* **Directions for this task**: Report every line in the listing below where the string "matplotlib" shows up.

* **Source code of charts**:
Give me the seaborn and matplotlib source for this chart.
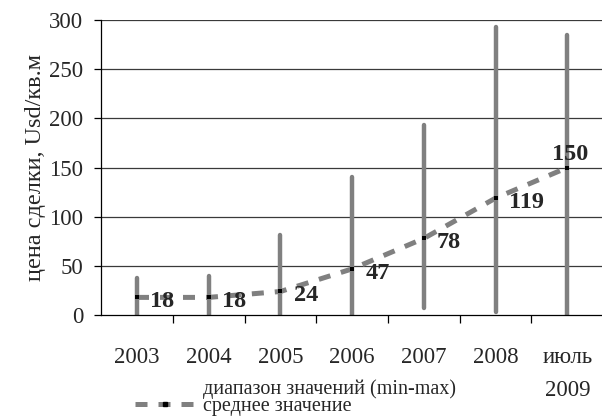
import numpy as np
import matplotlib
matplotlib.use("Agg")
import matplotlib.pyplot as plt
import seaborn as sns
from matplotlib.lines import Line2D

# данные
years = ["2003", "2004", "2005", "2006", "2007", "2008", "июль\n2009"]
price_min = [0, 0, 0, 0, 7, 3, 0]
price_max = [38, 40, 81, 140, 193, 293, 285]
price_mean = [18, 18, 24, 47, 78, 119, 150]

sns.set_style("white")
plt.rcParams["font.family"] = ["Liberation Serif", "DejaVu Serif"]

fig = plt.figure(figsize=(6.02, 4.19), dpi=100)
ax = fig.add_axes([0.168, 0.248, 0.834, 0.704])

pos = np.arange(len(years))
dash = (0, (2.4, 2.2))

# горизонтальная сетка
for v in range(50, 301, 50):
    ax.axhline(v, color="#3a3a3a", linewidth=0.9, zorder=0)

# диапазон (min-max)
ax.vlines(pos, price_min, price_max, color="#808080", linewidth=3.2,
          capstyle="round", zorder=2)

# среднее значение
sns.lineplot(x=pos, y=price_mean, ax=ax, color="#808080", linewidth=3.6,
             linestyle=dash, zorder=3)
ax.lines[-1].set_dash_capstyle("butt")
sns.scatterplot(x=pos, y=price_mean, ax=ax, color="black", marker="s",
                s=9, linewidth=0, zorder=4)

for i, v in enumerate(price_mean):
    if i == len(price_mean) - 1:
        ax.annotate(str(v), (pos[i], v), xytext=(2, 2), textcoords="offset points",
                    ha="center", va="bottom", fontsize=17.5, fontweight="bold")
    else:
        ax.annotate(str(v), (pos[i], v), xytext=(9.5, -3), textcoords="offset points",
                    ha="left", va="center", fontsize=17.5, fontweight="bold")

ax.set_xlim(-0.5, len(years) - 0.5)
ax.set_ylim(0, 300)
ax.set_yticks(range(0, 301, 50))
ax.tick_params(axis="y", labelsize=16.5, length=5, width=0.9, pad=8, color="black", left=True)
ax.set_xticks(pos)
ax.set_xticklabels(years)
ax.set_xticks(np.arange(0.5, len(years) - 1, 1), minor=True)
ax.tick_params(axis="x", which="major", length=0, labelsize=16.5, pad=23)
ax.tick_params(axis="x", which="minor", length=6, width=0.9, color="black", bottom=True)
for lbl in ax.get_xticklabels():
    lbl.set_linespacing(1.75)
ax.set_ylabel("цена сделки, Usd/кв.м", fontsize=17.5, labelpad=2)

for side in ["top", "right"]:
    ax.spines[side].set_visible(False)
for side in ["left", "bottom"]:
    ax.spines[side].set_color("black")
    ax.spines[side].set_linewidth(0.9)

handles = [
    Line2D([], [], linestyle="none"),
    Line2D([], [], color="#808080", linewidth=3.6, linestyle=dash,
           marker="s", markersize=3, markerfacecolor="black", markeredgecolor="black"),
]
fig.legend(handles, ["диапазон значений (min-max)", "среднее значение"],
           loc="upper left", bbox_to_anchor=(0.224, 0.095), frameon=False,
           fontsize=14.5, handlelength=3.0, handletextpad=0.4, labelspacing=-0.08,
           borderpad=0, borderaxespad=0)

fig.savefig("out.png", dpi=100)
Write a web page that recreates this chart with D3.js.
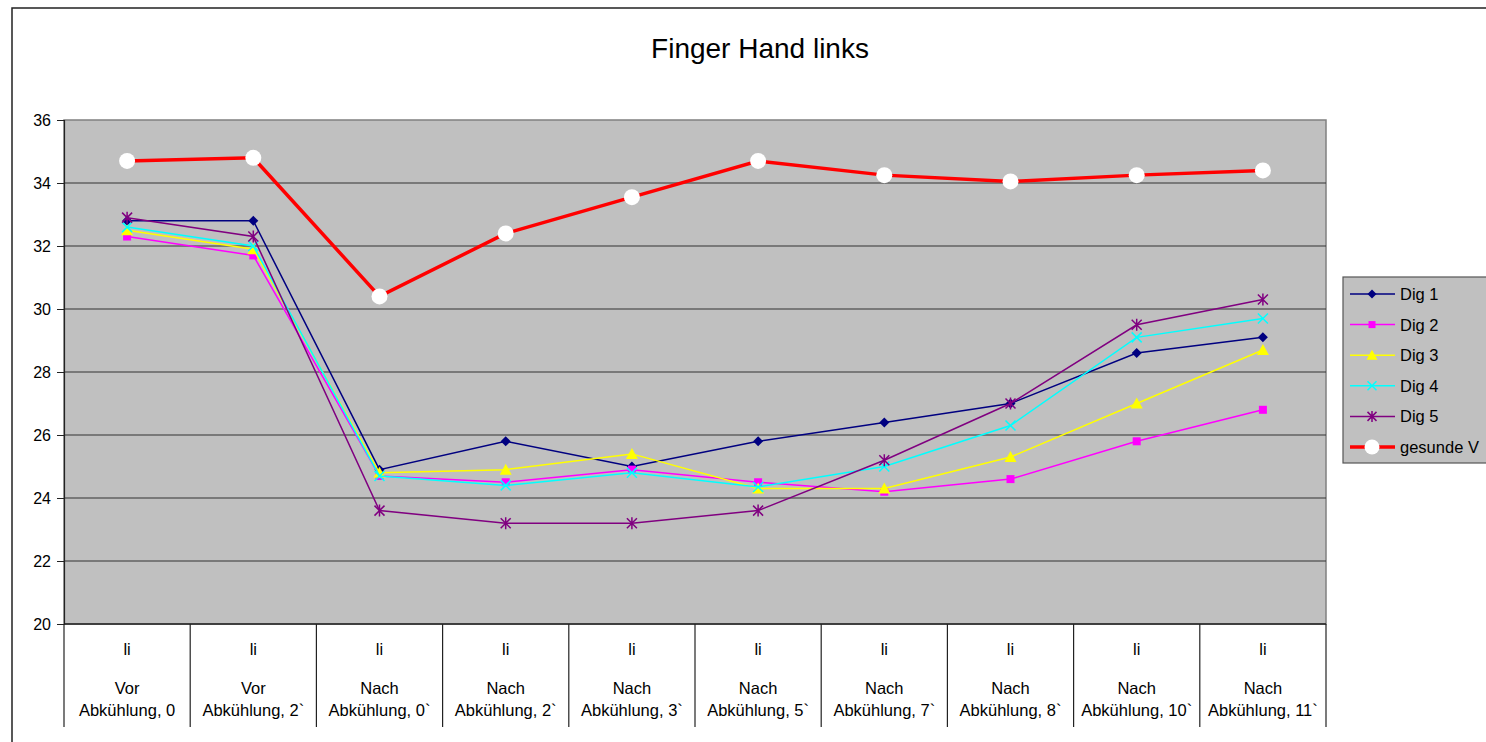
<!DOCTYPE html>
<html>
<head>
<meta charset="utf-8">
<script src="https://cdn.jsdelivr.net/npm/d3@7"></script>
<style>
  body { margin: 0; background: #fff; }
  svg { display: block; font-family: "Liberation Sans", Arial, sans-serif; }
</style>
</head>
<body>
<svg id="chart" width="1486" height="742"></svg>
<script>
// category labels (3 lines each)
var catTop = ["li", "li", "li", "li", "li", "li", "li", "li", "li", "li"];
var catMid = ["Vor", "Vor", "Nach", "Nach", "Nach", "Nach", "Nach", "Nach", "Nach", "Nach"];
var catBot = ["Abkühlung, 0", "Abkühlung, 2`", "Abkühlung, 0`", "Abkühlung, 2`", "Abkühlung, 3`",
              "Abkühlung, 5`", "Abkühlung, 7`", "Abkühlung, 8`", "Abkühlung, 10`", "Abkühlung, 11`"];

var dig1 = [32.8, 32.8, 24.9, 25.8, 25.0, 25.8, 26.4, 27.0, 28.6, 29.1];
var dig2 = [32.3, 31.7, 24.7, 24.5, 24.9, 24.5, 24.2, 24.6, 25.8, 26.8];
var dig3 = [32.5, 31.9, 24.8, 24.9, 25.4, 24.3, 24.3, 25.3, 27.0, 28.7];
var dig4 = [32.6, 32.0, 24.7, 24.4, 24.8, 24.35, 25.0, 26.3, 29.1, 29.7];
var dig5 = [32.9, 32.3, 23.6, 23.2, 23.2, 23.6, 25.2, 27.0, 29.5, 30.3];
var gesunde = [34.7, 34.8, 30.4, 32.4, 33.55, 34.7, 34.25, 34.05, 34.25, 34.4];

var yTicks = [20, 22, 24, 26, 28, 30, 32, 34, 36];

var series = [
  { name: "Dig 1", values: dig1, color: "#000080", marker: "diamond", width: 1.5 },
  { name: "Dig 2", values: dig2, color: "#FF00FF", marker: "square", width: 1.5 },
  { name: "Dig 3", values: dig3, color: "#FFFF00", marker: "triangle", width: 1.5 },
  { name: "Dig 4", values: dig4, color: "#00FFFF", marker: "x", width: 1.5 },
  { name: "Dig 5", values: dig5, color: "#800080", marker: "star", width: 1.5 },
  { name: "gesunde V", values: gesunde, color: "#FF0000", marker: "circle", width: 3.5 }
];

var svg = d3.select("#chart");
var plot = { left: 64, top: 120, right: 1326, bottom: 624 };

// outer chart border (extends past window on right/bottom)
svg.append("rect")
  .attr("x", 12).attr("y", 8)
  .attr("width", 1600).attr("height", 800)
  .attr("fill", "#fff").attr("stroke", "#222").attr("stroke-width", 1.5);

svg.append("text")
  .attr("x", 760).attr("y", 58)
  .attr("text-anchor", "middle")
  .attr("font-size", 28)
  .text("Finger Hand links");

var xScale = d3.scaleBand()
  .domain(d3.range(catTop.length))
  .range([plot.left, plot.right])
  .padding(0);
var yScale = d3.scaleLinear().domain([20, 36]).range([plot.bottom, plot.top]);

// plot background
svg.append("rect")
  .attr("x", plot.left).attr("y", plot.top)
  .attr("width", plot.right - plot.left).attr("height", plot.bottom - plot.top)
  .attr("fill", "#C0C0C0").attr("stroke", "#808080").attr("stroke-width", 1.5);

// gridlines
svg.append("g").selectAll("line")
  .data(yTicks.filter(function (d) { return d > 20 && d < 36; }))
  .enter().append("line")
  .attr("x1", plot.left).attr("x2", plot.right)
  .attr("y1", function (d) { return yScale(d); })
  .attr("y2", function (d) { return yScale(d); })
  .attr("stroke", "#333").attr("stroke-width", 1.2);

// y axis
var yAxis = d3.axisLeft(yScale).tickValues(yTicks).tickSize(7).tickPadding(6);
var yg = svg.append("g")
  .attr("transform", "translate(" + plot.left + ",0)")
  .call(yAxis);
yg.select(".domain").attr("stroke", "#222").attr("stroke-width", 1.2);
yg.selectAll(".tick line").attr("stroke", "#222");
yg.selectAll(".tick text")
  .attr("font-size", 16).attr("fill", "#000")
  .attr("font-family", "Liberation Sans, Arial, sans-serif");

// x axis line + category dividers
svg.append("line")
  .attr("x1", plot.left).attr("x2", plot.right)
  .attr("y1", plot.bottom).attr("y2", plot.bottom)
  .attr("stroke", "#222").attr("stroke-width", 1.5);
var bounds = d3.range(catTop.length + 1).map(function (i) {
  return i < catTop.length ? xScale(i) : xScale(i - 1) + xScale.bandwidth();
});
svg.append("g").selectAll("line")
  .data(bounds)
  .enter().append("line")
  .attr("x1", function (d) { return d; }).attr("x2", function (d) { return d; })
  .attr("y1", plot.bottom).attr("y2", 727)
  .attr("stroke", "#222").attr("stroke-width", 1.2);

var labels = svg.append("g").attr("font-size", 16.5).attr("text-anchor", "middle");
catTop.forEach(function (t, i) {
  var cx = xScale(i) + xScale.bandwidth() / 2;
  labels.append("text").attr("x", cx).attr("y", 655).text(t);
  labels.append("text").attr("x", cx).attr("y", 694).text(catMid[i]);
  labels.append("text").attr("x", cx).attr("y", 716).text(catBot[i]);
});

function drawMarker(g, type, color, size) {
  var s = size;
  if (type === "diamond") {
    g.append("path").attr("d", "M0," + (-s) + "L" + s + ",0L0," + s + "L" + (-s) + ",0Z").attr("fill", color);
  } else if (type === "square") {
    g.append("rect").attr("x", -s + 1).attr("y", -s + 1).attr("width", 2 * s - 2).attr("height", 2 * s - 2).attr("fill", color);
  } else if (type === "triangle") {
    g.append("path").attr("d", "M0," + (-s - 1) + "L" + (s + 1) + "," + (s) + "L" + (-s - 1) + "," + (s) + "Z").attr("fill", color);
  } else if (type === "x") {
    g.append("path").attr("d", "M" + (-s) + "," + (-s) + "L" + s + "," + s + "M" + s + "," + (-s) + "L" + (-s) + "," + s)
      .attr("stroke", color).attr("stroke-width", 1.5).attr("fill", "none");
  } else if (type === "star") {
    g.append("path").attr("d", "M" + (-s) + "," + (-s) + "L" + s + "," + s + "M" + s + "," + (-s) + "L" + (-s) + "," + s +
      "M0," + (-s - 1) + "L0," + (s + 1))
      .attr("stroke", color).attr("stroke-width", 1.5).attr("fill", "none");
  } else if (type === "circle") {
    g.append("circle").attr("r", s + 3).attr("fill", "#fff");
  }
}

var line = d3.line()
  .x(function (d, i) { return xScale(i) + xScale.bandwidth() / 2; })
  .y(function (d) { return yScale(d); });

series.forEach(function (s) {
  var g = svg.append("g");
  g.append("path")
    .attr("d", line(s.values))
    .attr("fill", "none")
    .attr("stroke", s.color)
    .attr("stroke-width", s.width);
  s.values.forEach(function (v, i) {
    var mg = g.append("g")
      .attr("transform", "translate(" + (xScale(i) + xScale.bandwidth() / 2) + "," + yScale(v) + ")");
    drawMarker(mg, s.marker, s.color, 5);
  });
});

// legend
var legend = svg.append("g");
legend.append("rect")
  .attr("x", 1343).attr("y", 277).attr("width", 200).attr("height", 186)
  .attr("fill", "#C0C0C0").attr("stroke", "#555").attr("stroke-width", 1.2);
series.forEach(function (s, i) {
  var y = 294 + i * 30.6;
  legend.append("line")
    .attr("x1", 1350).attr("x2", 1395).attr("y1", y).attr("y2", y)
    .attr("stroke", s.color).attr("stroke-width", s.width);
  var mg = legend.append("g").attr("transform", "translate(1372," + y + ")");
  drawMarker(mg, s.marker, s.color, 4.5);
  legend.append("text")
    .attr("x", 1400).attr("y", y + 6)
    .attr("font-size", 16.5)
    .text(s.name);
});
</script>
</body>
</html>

* **Reply**:
Give me the seaborn and matplotlib source for this chart.
import matplotlib
matplotlib.use("Agg")
import matplotlib.pyplot as plt
from matplotlib.lines import Line2D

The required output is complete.